[Directive]:
Write out the material below again, unchanged.

[Dataset content]:
-=-=-
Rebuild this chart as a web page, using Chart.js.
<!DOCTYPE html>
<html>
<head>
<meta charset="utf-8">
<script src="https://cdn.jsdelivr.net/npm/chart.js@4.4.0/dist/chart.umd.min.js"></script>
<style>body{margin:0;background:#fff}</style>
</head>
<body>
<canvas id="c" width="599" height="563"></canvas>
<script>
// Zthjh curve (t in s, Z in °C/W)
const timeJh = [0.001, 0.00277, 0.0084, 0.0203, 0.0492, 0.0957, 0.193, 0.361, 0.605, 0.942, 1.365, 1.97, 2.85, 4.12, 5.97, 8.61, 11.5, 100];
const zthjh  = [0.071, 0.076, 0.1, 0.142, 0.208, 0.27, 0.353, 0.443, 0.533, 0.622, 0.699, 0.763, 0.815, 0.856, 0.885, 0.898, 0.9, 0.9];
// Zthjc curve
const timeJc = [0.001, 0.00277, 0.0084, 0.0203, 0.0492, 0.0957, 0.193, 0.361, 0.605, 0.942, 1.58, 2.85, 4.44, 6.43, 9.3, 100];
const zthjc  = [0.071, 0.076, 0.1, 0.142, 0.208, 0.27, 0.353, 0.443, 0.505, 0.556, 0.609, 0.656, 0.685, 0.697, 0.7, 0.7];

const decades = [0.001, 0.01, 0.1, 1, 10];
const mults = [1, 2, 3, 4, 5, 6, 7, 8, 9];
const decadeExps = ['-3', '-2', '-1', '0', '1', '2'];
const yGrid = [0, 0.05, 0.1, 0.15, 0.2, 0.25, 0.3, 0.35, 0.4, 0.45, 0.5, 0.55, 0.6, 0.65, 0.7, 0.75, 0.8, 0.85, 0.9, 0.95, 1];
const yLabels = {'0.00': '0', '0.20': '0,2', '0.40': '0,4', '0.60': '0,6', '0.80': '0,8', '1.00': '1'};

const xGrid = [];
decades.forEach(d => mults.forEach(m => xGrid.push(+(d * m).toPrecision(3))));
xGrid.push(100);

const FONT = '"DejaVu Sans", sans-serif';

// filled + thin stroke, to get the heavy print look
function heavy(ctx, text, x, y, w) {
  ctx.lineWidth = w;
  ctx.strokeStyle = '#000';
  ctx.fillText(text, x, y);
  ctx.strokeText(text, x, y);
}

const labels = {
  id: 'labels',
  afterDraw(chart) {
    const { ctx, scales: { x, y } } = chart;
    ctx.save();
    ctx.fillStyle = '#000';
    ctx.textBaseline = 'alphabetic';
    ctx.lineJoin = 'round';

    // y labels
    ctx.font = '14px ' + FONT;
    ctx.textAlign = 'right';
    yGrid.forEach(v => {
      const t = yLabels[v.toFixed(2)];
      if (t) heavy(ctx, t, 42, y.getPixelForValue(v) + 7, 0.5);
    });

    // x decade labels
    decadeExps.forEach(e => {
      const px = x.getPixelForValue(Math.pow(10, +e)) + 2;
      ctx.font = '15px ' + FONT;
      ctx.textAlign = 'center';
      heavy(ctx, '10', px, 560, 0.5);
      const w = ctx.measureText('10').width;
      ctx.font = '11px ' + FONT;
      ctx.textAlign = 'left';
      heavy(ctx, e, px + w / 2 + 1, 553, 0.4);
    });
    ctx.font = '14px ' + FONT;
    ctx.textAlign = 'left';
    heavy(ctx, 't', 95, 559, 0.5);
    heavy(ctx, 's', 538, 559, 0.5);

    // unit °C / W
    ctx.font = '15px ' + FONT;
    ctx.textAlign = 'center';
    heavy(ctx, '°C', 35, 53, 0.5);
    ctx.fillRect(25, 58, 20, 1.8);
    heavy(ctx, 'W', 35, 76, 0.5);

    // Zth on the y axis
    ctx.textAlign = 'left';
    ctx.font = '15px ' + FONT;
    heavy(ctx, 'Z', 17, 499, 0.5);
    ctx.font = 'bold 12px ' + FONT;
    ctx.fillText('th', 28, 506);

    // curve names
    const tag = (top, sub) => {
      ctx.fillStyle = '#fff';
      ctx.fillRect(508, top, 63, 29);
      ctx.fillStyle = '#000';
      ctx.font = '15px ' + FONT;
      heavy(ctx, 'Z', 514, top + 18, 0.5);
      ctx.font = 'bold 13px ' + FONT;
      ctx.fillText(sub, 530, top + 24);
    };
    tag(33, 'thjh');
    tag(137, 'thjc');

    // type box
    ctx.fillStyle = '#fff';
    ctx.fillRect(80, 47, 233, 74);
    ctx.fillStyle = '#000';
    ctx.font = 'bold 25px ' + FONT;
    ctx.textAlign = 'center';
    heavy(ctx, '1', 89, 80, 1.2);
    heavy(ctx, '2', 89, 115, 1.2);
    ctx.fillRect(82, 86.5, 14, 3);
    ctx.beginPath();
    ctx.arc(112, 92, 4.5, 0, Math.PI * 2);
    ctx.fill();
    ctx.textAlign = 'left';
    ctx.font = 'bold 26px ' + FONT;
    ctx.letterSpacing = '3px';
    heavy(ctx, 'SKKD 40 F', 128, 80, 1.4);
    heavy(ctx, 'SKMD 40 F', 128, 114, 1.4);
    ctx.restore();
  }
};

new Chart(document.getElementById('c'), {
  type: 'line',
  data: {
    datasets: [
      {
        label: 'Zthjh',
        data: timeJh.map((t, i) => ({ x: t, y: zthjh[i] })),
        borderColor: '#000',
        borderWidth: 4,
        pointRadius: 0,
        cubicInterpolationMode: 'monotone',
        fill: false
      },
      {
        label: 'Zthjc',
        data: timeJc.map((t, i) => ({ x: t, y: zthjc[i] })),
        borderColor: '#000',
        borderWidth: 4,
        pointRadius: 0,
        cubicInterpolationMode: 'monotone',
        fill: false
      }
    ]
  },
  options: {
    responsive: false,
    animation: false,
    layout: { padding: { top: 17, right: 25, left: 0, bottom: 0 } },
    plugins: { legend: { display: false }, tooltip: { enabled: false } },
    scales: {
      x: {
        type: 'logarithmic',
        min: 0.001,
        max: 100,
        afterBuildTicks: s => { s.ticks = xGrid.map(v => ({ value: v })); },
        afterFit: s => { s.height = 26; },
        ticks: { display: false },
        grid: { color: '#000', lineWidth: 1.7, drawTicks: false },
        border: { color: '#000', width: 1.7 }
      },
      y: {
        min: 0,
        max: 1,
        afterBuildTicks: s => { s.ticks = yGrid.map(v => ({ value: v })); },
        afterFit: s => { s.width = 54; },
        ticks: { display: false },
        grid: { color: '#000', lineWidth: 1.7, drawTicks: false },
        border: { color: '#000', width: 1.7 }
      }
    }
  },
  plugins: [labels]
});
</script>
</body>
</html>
-=-=-
[Response for this exercise]:
Rebuild this chart as a web page, using Chart.js.
<!DOCTYPE html>
<html>
<head>
<meta charset="utf-8">
<script src="https://cdn.jsdelivr.net/npm/chart.js@4.4.0/dist/chart.umd.min.js"></script>
<style>body{margin:0;background:#fff}</style>
</head>
<body>
<canvas id="c" width="599" height="563"></canvas>
<script>
// Zthjh curve (t in s, Z in °C/W)
const timeJh = [0.001, 0.00277, 0.0084, 0.0203, 0.0492, 0.0957, 0.193, 0.361, 0.605, 0.942, 1.365, 1.97, 2.85, 4.12, 5.97, 8.61, 11.5, 100];
const zthjh  = [0.071, 0.076, 0.1, 0.142, 0.208, 0.27, 0.353, 0.443, 0.533, 0.622, 0.699, 0.763, 0.815, 0.856, 0.885, 0.898, 0.9, 0.9];
// Zthjc curve
const timeJc = [0.001, 0.00277, 0.0084, 0.0203, 0.0492, 0.0957, 0.193, 0.361, 0.605, 0.942, 1.58, 2.85, 4.44, 6.43, 9.3, 100];
const zthjc  = [0.071, 0.076, 0.1, 0.142, 0.208, 0.27, 0.353, 0.443, 0.505, 0.556, 0.609, 0.656, 0.685, 0.697, 0.7, 0.7];

const decades = [0.001, 0.01, 0.1, 1, 10];
const mults = [1, 2, 3, 4, 5, 6, 7, 8, 9];
const decadeExps = ['-3', '-2', '-1', '0', '1', '2'];
const yGrid = [0, 0.05, 0.1, 0.15, 0.2, 0.25, 0.3, 0.35, 0.4, 0.45, 0.5, 0.55, 0.6, 0.65, 0.7, 0.75, 0.8, 0.85, 0.9, 0.95, 1];
const yLabels = {'0.00': '0', '0.20': '0,2', '0.40': '0,4', '0.60': '0,6', '0.80': '0,8', '1.00': '1'};

const xGrid = [];
decades.forEach(d => mults.forEach(m => xGrid.push(+(d * m).toPrecision(3))));
xGrid.push(100);

const FONT = '"DejaVu Sans", sans-serif';

// filled + thin stroke, to get the heavy print look
function heavy(ctx, text, x, y, w) {
  ctx.lineWidth = w;
  ctx.strokeStyle = '#000';
  ctx.fillText(text, x, y);
  ctx.strokeText(text, x, y);
}

const labels = {
  id: 'labels',
  afterDraw(chart) {
    const { ctx, scales: { x, y } } = chart;
    ctx.save();
    ctx.fillStyle = '#000';
    ctx.textBaseline = 'alphabetic';
    ctx.lineJoin = 'round';

    // y labels
    ctx.font = '14px ' + FONT;
    ctx.textAlign = 'right';
    yGrid.forEach(v => {
      const t = yLabels[v.toFixed(2)];
      if (t) heavy(ctx, t, 42, y.getPixelForValue(v) + 7, 0.5);
    });

    // x decade labels
    decadeExps.forEach(e => {
      const px = x.getPixelForValue(Math.pow(10, +e)) + 2;
      ctx.font = '15px ' + FONT;
      ctx.textAlign = 'center';
      heavy(ctx, '10', px, 560, 0.5);
      const w = ctx.measureText('10').width;
      ctx.font = '11px ' + FONT;
      ctx.textAlign = 'left';
      heavy(ctx, e, px + w / 2 + 1, 553, 0.4);
    });
    ctx.font = '14px ' + FONT;
    ctx.textAlign = 'left';
    heavy(ctx, 't', 95, 559, 0.5);
    heavy(ctx, 's', 538, 559, 0.5);

    // unit °C / W
    ctx.font = '15px ' + FONT;
    ctx.textAlign = 'center';
    heavy(ctx, '°C', 35, 53, 0.5);
    ctx.fillRect(25, 58, 20, 1.8);
    heavy(ctx, 'W', 35, 76, 0.5);

    // Zth on the y axis
    ctx.textAlign = 'left';
    ctx.font = '15px ' + FONT;
    heavy(ctx, 'Z', 17, 499, 0.5);
    ctx.font = 'bold 12px ' + FONT;
    ctx.fillText('th', 28, 506);

    // curve names
    const tag = (top, sub) => {
      ctx.fillStyle = '#fff';
      ctx.fillRect(508, top, 63, 29);
      ctx.fillStyle = '#000';
      ctx.font = '15px ' + FONT;
      heavy(ctx, 'Z', 514, top + 18, 0.5);
      ctx.font = 'bold 13px ' + FONT;
      ctx.fillText(sub, 530, top + 24);
    };
    tag(33, 'thjh');
    tag(137, 'thjc');

    // type box
    ctx.fillStyle = '#fff';
    ctx.fillRect(80, 47, 233, 74);
    ctx.fillStyle = '#000';
    ctx.font = 'bold 25px ' + FONT;
    ctx.textAlign = 'center';
    heavy(ctx, '1', 89, 80, 1.2);
    heavy(ctx, '2', 89, 115, 1.2);
    ctx.fillRect(82, 86.5, 14, 3);
    ctx.beginPath();
    ctx.arc(112, 92, 4.5, 0, Math.PI * 2);
    ctx.fill();
    ctx.textAlign = 'left';
    ctx.font = 'bold 26px ' + FONT;
    ctx.letterSpacing = '3px';
    heavy(ctx, 'SKKD 40 F', 128, 80, 1.4);
    heavy(ctx, 'SKMD 40 F', 128, 114, 1.4);
    ctx.restore();
  }
};

new Chart(document.getElementById('c'), {
  type: 'line',
  data: {
    datasets: [
      {
        label: 'Zthjh',
        data: timeJh.map((t, i) => ({ x: t, y: zthjh[i] })),
        borderColor: '#000',
        borderWidth: 4,
        pointRadius: 0,
        cubicInterpolationMode: 'monotone',
        fill: false
      },
      {
        label: 'Zthjc',
        data: timeJc.map((t, i) => ({ x: t, y: zthjc[i] })),
        borderColor: '#000',
        borderWidth: 4,
        pointRadius: 0,
        cubicInterpolationMode: 'monotone',
        fill: false
      }
    ]
  },
  options: {
    responsive: false,
    animation: false,
    layout: { padding: { top: 17, right: 25, left: 0, bottom: 0 } },
    plugins: { legend: { display: false }, tooltip: { enabled: false } },
    scales: {
      x: {
        type: 'logarithmic',
        min: 0.001,
        max: 100,
        afterBuildTicks: s => { s.ticks = xGrid.map(v => ({ value: v })); },
        afterFit: s => { s.height = 26; },
        ticks: { display: false },
        grid: { color: '#000', lineWidth: 1.7, drawTicks: false },
        border: { color: '#000', width: 1.7 }
      },
      y: {
        min: 0,
        max: 1,
        afterBuildTicks: s => { s.ticks = yGrid.map(v => ({ value: v })); },
        afterFit: s => { s.width = 54; },
        ticks: { display: false },
        grid: { color: '#000', lineWidth: 1.7, drawTicks: false },
        border: { color: '#000', width: 1.7 }
      }
    }
  },
  plugins: [labels]
});
</script>
</body>
</html>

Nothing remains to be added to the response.